Pedusunan Tonrong yang terletak di perbatasan Sinjai – Bone, di Desa Terasa, Kecamatan Sinjai Barat Kabupaten Sinjai – Sulawesi Selatan, merupakan pedukuhan yang memiliki sejarah panjang, dengan penghuni pertama sejak zaman Puangta ri Terasa masih memerintah, kemudian dilanjutkan di zaman pergolakan Di/TII hingga zaman modern seperti sekarang ini.
Dari sekian dekade tersebut, penghidupan komunitas adat Tonrong pun tidak pernah bergeser, meski memang juga terus mengikuti perkembangan, utamanya soal politik tanaman pangan. Jadi kondisinya saat ini, selain masih menggeluti penghasilan gula aren, juga mereka telah berhasil menanam cengkeh, kakao, kopi dan aneka tanaman tahunan lainnya.
Star dari Makassar dengan menggunakan roda dua, sekitar jam 04.00 subuh melalui rute Makassar – Malino – Tondong (Sinjai). Tiba di Manipi sekitar jam 11.00 siang, dimana sebelumnya transit di kawasan wisata Pinus Malino, menikmati mie isntansi dan gogos, setela hujan agak reda, kemudian melanjutkan perjalanan dengan potong kompas Kanreapia – Manipi.

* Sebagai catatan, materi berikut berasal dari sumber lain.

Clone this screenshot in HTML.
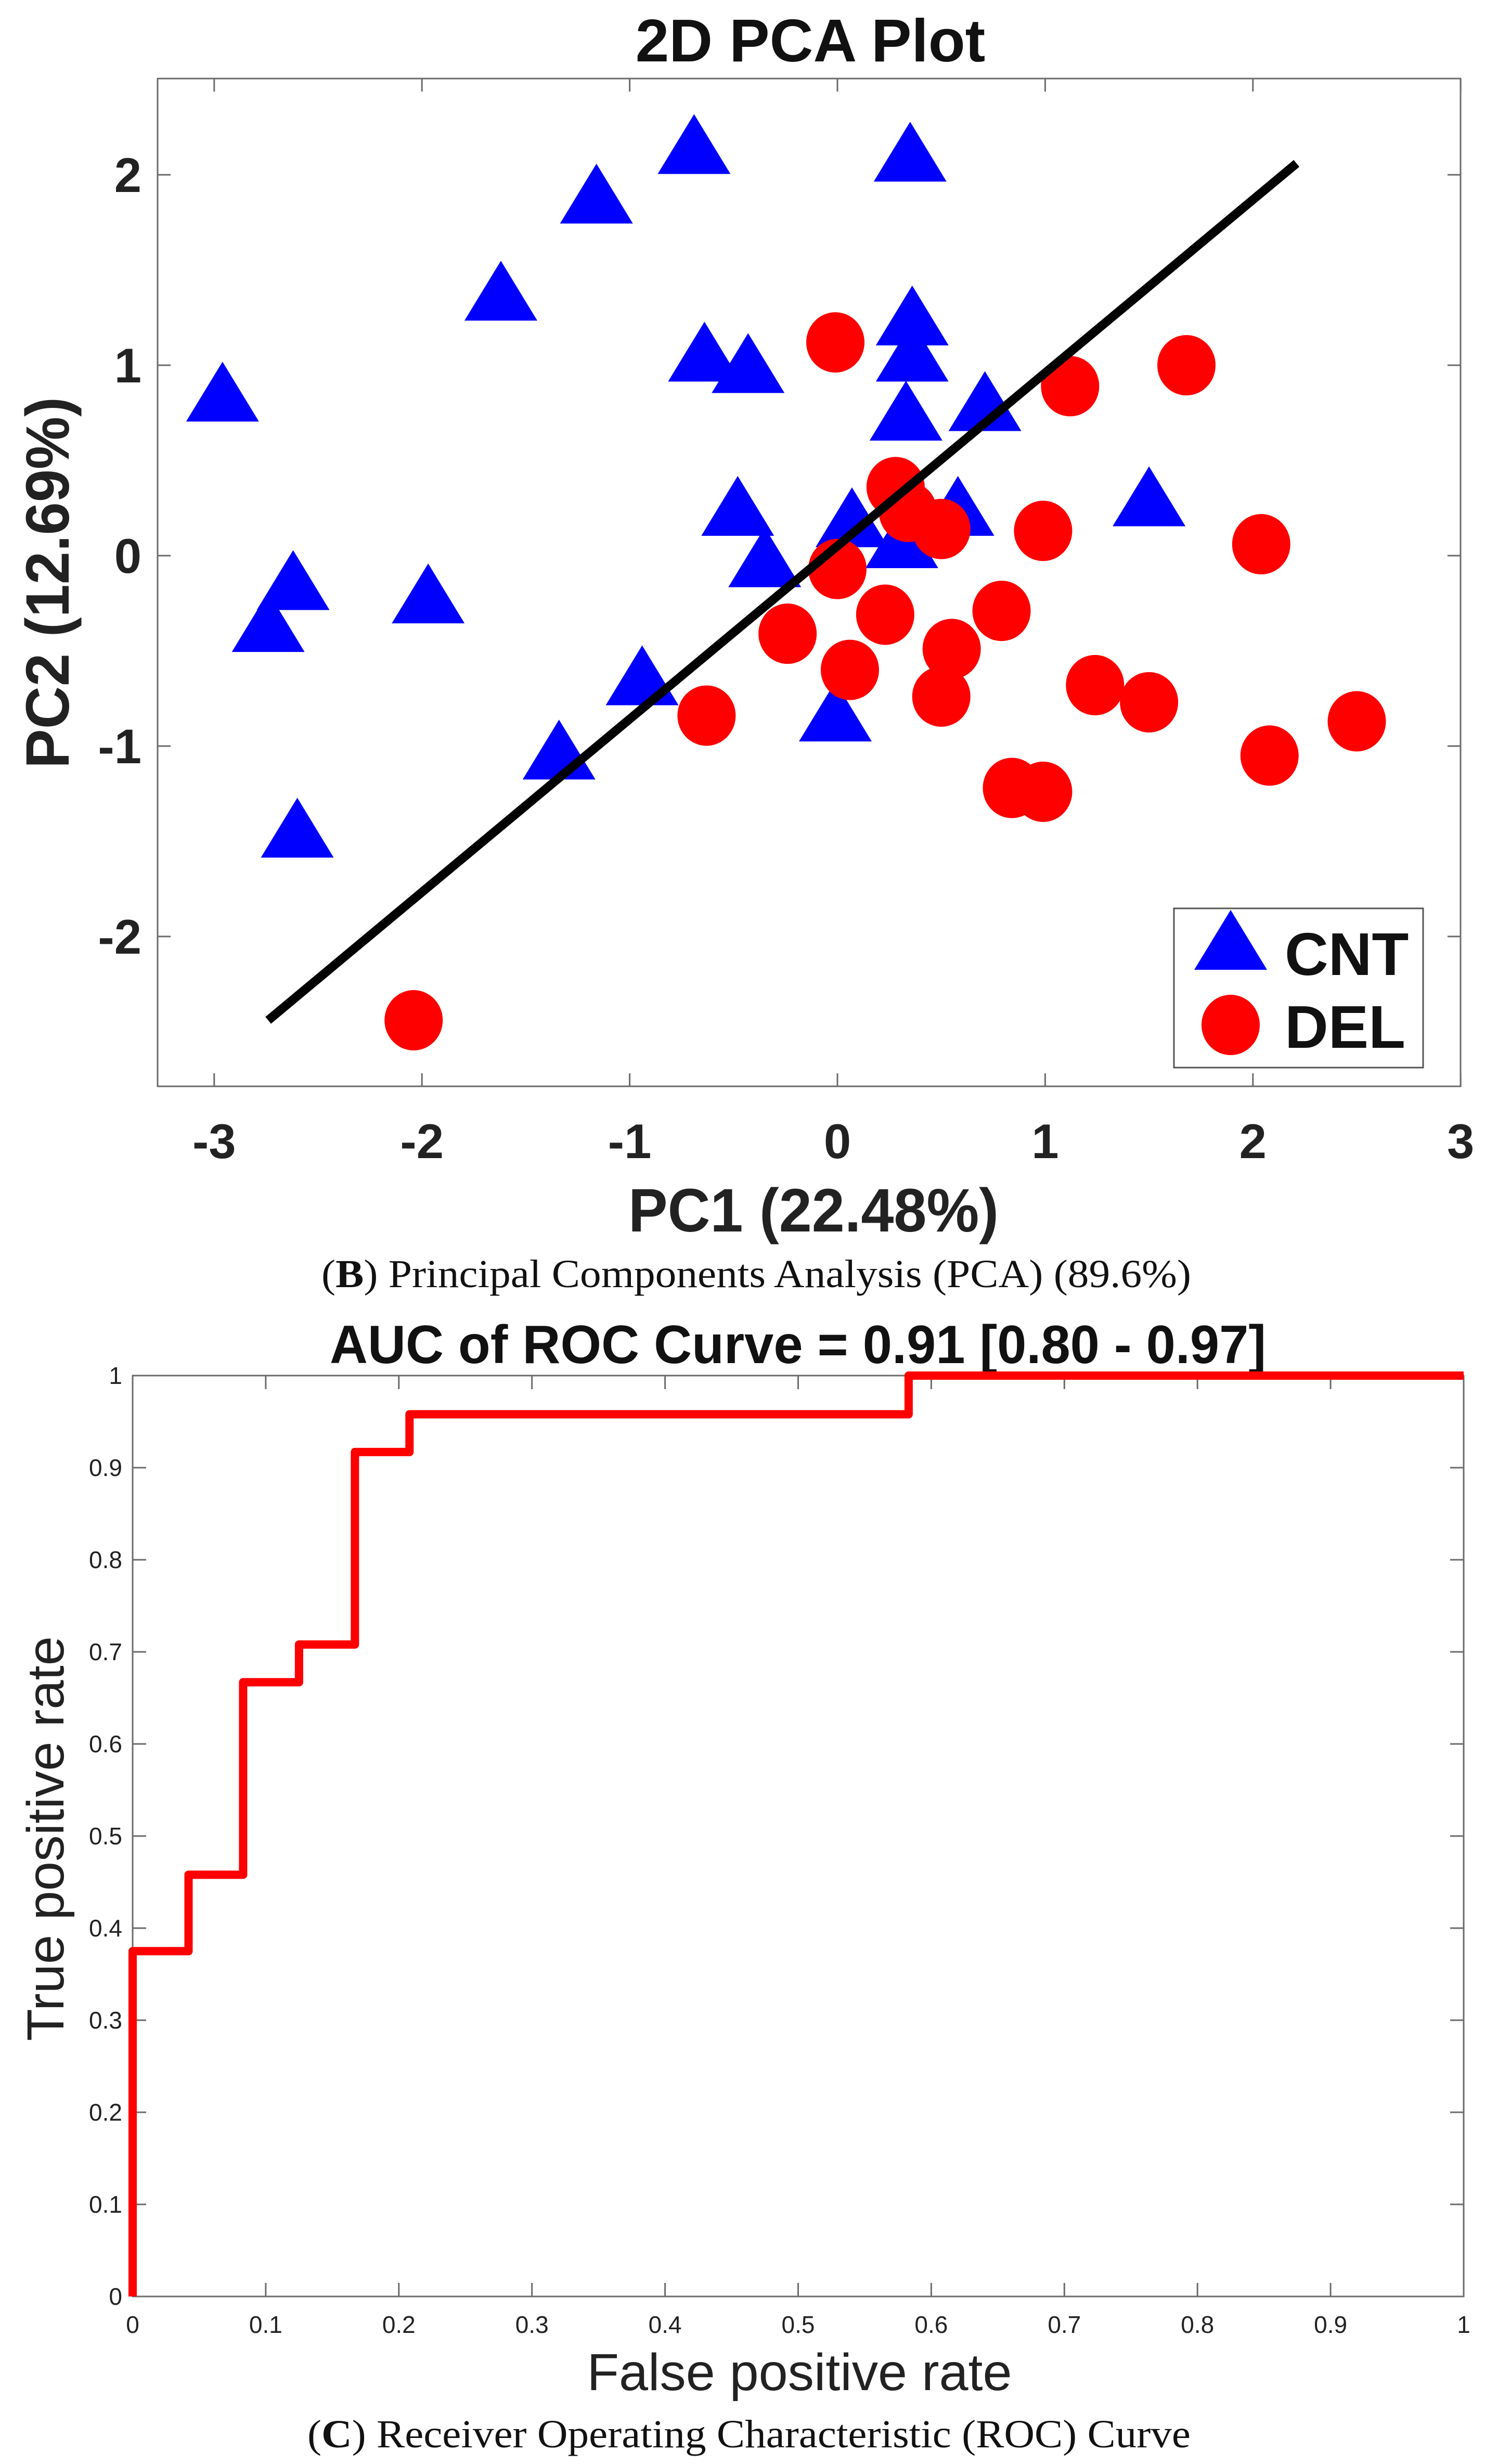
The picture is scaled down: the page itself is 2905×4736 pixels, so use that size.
<!DOCTYPE html>
<html><head><meta charset="utf-8"><style>
html,body{margin:0;padding:0;background:#fff;}
svg{display:block;}
</style></head><body>
<svg id="fig" xmlns="http://www.w3.org/2000/svg" width="2905" height="4736" viewBox="0 0 2905 4736">
<rect width="2905" height="4736" fill="#fff"/>
<g id="pca"></g>
<g id="roc"></g>
</svg>
<script>
// ---- PCA data ----
const cntX = [-2.96,-0.69,0.35,-1.16,-1.62,-0.64,-0.43,0.36,0.36,0.33,0.71,1.50,-0.48,0.07,0.58,0.31,-0.35,-2.62,-2.74,-1.97,-0.94,-0.01,-1.34,-2.60];
const cntY = [0.83,2.13,2.09,1.87,1.36,1.04,0.98,1.23,1.04,0.73,0.78,0.28,0.23,0.17,0.23,0.06,-0.04,-0.16,-0.38,-0.23,-0.66,-0.85,-1.05,-1.46];
const delX = [-0.01,1.12,1.68,0.28,0.34,0.50,0.99,2.04,0.00,0.23,0.79,-0.24,0.55,0.06,0.50,1.24,1.50,-0.63,2.50,2.08,0.84,0.99,-2.04];
const delY = [1.12,0.89,1.00,0.36,0.23,0.14,0.13,0.06,-0.07,-0.31,-0.29,-0.41,-0.49,-0.60,-0.74,-0.68,-0.77,-0.84,-0.87,-1.05,-1.22,-1.24,-2.44];
const fitLineX = [-2.74, 2.21];
const fitLineY = [-2.44, 2.06];
const pcaXTicks = [-3,-2,-1,0,1,2,3];
const pcaYTicks = [-2,-1,0,1,2];
// ---- ROC data ----
const rocFpr = [0,0,0.042,0.042,0.083,0.083,0.125,0.125,0.167,0.167,0.208,0.208,0.583,0.583,1];
const rocTpr = [0,0.375,0.375,0.458,0.458,0.667,0.667,0.708,0.708,0.917,0.917,0.958,0.958,1,1];
const rocTicks = [0,0.1,0.2,0.3,0.4,0.5,0.6,0.7,0.8,0.9,1];
const rocTickLabels = ["0","0.1","0.2","0.3","0.4","0.5","0.6","0.7","0.8","0.9","1"];

const NS = "http://www.w3.org/2000/svg";
function mk(parent, tag, attrs, text){
  const e = document.createElementNS(NS, tag);
  for (const k in attrs) e.setAttribute(k, attrs[k]);
  if (text !== undefined) e.textContent = text;
  parent.appendChild(e);
  return e;
}
const SANS = '"Liberation Sans", sans-serif';
const SERIF = '"Liberation Serif", serif';

// ================= PCA =================
const pca = document.getElementById('pca');
const pL = 303, pR = 2808, pT = 151, pB = 2088;
const px = v => 1610 + v * 399.4;
const py = v => 1068 - v * 366;

let fr = mk(pca, 'rect', {x:pL, y:pT, width:pR-pL, height:pB-pT, fill:'none', stroke:'#6b6b6b', 'stroke-width':3});



pcaXTicks.forEach(t => {
  const x = px(t);
  let a = mk(pca, 'line', {x1:x, y1:pB, x2:x, y2:pB-25, stroke:'#6b6b6b', 'stroke-width':3});
  
  
  let b = mk(pca, 'line', {x1:x, y1:pT, x2:x, y2:pT+25, stroke:'#6b6b6b', 'stroke-width':3});
  
  
  let l = mk(pca, 'text', {x:x, y:2226, 'font-family':SANS, 'font-weight':'bold', 'font-size':94, 'text-anchor':'middle', fill:'#222'}, String(t));
  
  
});
pcaYTicks.forEach(t => {
  const y = py(t);
  let a = mk(pca, 'line', {x1:pL, y1:y, x2:pL+25, y2:y, stroke:'#6b6b6b', 'stroke-width':3});
  
  
  let b = mk(pca, 'line', {x1:pR, y1:y, x2:pR-25, y2:y, stroke:'#6b6b6b', 'stroke-width':3});
  
  
  let l = mk(pca, 'text', {x:272, y:y+33, 'font-family':SANS, 'font-weight':'bold', 'font-size':94, 'text-anchor':'end', fill:'#222'}, String(t));
  
  
});

let ttl = mk(pca, 'text', {x:1558, y:118, 'font-family':SANS, 'font-weight':'bold', 'font-size':116, 'text-anchor':'middle', fill:'#111'}, '2D PCA Plot');


let xl = mk(pca, 'text', {x:1564, y:2367, 'font-family':SANS, 'font-weight':'bold', 'font-size':118, 'text-anchor':'middle', textLength:712, lengthAdjust:'spacingAndGlyphs', fill:'#222'}, 'PC1 (22.48%)');


let yl = mk(pca, 'text', {x:0, y:0, transform:'translate(132,1120) rotate(-90)', 'font-family':SANS, 'font-weight':'bold', 'font-size':118, 'text-anchor':'middle', textLength:714, lengthAdjust:'spacingAndGlyphs', fill:'#222'}, 'PC2 (12.69%)');



function tri(g, cx, cy){
  const w = 140, h = 115;
  return mk(g, 'polygon', {points:`${cx},${cy-h*0.6} ${cx-w/2},${cy+h*0.4} ${cx+w/2},${cy+h*0.4}`, fill:'#0000ff'});
}
cntX.forEach((v,i) => {
  const t = tri(pca, px(v), py(cntY[i]));
  
  
});
delX.forEach((v,i) => {
  const c = mk(pca, 'ellipse', {cx:px(v), cy:py(delY[i]), rx:56, ry:58, fill:'#ff0000'});
  
  
});
let fl = mk(pca, 'line', {x1:px(fitLineX[0]), y1:py(fitLineY[0]), x2:px(fitLineX[1]), y2:py(fitLineY[1]), stroke:'#000', 'stroke-width':17});



// legend
const lg = mk(pca, 'g', {});


let lb = mk(lg, 'rect', {x:2257, y:1746, width:479, height:306, fill:'#fff', stroke:'#555', 'stroke-width':3});


let lt = tri(lg, 2366, 1818);


let ltx = mk(lg, 'text', {x:2470, y:1874, 'font-family':SANS, 'font-weight':'bold', 'font-size':116, fill:'#111'}, 'CNT');


let lc = mk(lg, 'ellipse', {cx:2366, cy:1970, rx:56, ry:58, fill:'#ff0000'});


let lcx = mk(lg, 'text', {x:2470, y:2014, 'font-family':SANS, 'font-weight':'bold', 'font-size':116, fill:'#111'}, 'DEL');



let capB = mk(pca, 'text', {x:1454, y:2474, 'font-family':SERIF, 'font-size':76, 'text-anchor':'middle', textLength:1672, lengthAdjust:'spacingAndGlyphs', fill:'#111'});


mk(capB, 'tspan', {}, '(');
mk(capB, 'tspan', {'font-weight':'bold'}, 'B');
mk(capB, 'tspan', {}, ') Principal Components Analysis (PCA) (89.6%)');

// ================= ROC =================
const roc = document.getElementById('roc');
const rL = 255, rR = 2814, rT = 2644, rB = 4414;
const rx = v => rL + v * (rR - rL);
const ry = v => rB - v * (rB - rT);

let rf = mk(roc, 'rect', {x:rL, y:rT, width:rR-rL, height:rB-rT, fill:'none', stroke:'#6b6b6b', 'stroke-width':3});



rocTicks.forEach((t,i) => {
  const x = rx(t), y = ry(t);
  let a = mk(roc, 'line', {x1:x, y1:rB, x2:x, y2:rB-26, stroke:'#6b6b6b', 'stroke-width':3});
  
  
  let a2 = mk(roc, 'line', {x1:x, y1:rT, x2:x, y2:rT+26, stroke:'#6b6b6b', 'stroke-width':3});
  
  
  let b = mk(roc, 'line', {x1:rL, y1:y, x2:rL+26, y2:y, stroke:'#6b6b6b', 'stroke-width':3});
  
  
  let b2 = mk(roc, 'line', {x1:rR, y1:y, x2:rR-26, y2:y, stroke:'#6b6b6b', 'stroke-width':3});
  
  
  let lx = mk(roc, 'text', {x:x, y:4484, 'font-family':SANS, 'font-size':46, 'text-anchor':'middle', fill:'#222'}, rocTickLabels[i]);
  
  
  let ly = mk(roc, 'text', {x:235, y:y+16, 'font-family':SANS, 'font-size':46, 'text-anchor':'end', fill:'#222'}, rocTickLabels[i]);
  
  
});

let rt = mk(roc, 'text', {x:1534, y:2620, 'font-family':SANS, 'font-weight':'bold', 'font-size':104, 'text-anchor':'middle', textLength:1800, lengthAdjust:'spacingAndGlyphs', fill:'#111'}, 'AUC of ROC Curve = 0.91 [0.80 - 0.97]');


let rxl = mk(roc, 'text', {x:1537, y:4594, 'font-family':SANS, 'font-size':100, 'text-anchor':'middle', textLength:817, lengthAdjust:'spacingAndGlyphs', fill:'#222'}, 'False positive rate');


let ryl = mk(roc, 'text', {x:0, y:0, transform:'translate(122,3534) rotate(-90)', 'font-family':SANS, 'font-size':100, 'text-anchor':'middle', textLength:778, lengthAdjust:'spacingAndGlyphs', fill:'#222'}, 'True positive rate');



const pts = rocFpr.map((v,i) => rx(v) + ',' + ry(rocTpr[i])).join(' ');
let rl = mk(roc, 'polyline', {points:pts, fill:'none', stroke:'#ff0000', 'stroke-width':16, 'stroke-linejoin':'round'});



let capC = mk(roc, 'text', {x:1440, y:4704, 'font-family':SERIF, 'font-size':76, 'text-anchor':'middle', textLength:1698, lengthAdjust:'spacingAndGlyphs', fill:'#111'});


mk(capC, 'tspan', {}, '(');
mk(capC, 'tspan', {'font-weight':'bold'}, 'C');
mk(capC, 'tspan', {}, ') Receiver Operating Characteristic (ROC) Curve');
</script>
</body></html>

Dari Manipi, ibukota Kecamatan Sinjai Barat, sekitar 10 Km kearah timur. Lalu berbelok ke utara (kiri), memasuki Arango, dan dari Arango secara perlahan menembus sekatan-sekatan pegunungan terjal yang merupakan batas Sinjai – Gowa.
Dari Arango, lalu terus ke utara hingga memasuki Desa Bontosalama, yaitu Tanah Lembang. Dari ibukota desa ini, berbelok ke arah timur, (setelah melewati pasar desa dan disamping lapangan), karena beberapa berhenti, maka saya mencapai Tanah Lembang sekitar jam 07.00 malam. Sesudah beristirahat di rumah salah seorang tokoh pemuda disitu, Arfah Cakkari, dengan hujan yang gerimis, maka perjalanan dilanjutkan ke Turunan Baji.
Turunan Baji adalah sebuah perkampungan tua, yang istilah adatnya adalah Soppeng, dan tiba di rumah kawan, Dg.Tiro, yang juga adalah Fasilitator Sulawesi Channel bersama Arfah, sekitar jam 07.30 wita. Setelah mendapat suguhan teh hangat, maka perjalanan motor dilanjutkan hingga diujung perkampungan.
Dari ujung Turunan Baji, perjalanan dilanjutkan dengan kedua tungkai kaki yang sudah mulai loyo, apalagi seharian diguyur hujan, tapi karena semangat ’45, maka ayunan kakipun diteruskan diantara kelamnya malam, dan kelamnya hutan-hutan rakyat.
Lepas hutan-hutan rakyat, saya bersama 3 kawan lain, memasuki hamparan persawahan, dengan hanya mengandalkan lampu HP, kami terus menyusuri pematang-pematang mungil (ciri persawahan di dataran tinggi).
Entah sudah berapa lama melangkah sambil menghindari terjangan anjing-anjing liar yang terus mengaung menengkas suara air deras DAS Tangka / Tanggara’. Dan setelah memastikan diri tiba di pinggiran sungai, maka kami menyeberangi jembatan gantung yang baru saja dibangun masyarakat atas pembiayaan dari proyek PISEW-PNPM.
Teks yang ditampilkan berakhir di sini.